Consider all the options. Luckily, there are a number of egg replacements out there. Before choosing one, consider the recipe. Eggs are used for their specific properties when it comes to baking, and the replacement will need to replicate the proper function, whether that be adding moisture or improving the rise and texture. The following are common egg-replacement options for use in baking:

  • Commercial egg susbtitutes. There are many store-bought eggs substitutes out there which can be found in the refrigerated section right next to the egg cartons. These usually work well in baked goods like muffins and cookies, but they can be used for making omelets or scrambles. Check to see if the substitute contains parts of eggs. Some brands do contain egg whites, so be sure to check the label, especially if you have an allergy. Others do not contain any egg parts, but may be artificially colored to look like they do.

  • Bananas. Mash up half of a banana to replace an egg in baked goods like muffins, pancakes or quick-breads like pumpkin bread or banana bread. The banana has a more potent aroma and taste than an egg, but it does well to add the moisture and thick consistency like an egg. Be sure the recipe includes baking powder or baking soda to help the baked good rise for a light, fluffier texture that eggs normally help achieve.

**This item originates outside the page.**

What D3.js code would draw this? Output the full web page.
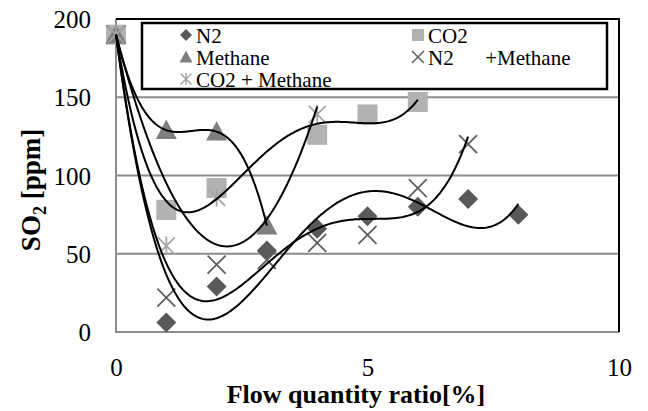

  • Applesauce. Mixing up a recipe with a ¼ cup of applesauce in place of an egg is a good choice for sweet baked goods like waffles or muffins. Applesauce, like bananas, offers a thick, moist, natural substitution for an egg. This method may cause baked goods to end up slightly heavier or more dense, so adding a pinch of baking soda or powder will help create the lighter, fluffier outcome. 
  • Tofu. Tofu is often used as a replacement for scrambled eggs or quiche, but silken tofu, a smooth, soft version of tofu, is an appropriate egg substitute for using in baked goods. This type of tofu will not change the taste of a recipe, and works especially well in brownies, pancakes and other baked items that are usually thicker and heavier to begin with. Tofu is not appropriate for baked goods like angel food cake, which needs to be light and fluffy.

  • Homemade substitutes. Sometimes, a few ingredients from the pantry can create a viable egg replacement. For instance, mixing 2 tablespoons of water plus one tablespoon of oil with two teaspoons of baking powder works will to achieve the consistency and properties of an egg without the color or flavor. Other remedies include mixing one tablespoon of ground flaxseed with three tablespoons of water. The mixture will gel, especially if it is lightly simmered prior to using. Others still use a one-to-one mixture of agar powder and water to replace egg whites. Agar powder is available in health food store and some Asian grocers.

  • Store Eggs Properly. Eggs, when purchased fresh and eaten in moderation, are part of a healthy diet. To ensure your eggs are nutritious, it is essential to properly store eggs by keeping them refrigerated to help avoid food-borne illnesses. Store eggs in their carton away from other foods, in a sectioned off area of the refrigerator if possible. Egg shells are porous and will pick up odors if stored in the same area as other foods, especially onions and garlic. Eggs will last up to one month in the refrigerator, but eggs will change slightly as they age. The freshest eggs (under a week old) are ideal for using in baking, while slightly older eggs are great for hard-boiling; older eggs peel more easily. Cracked eggs will go bad within a day or two, so always check the carton before purchasing.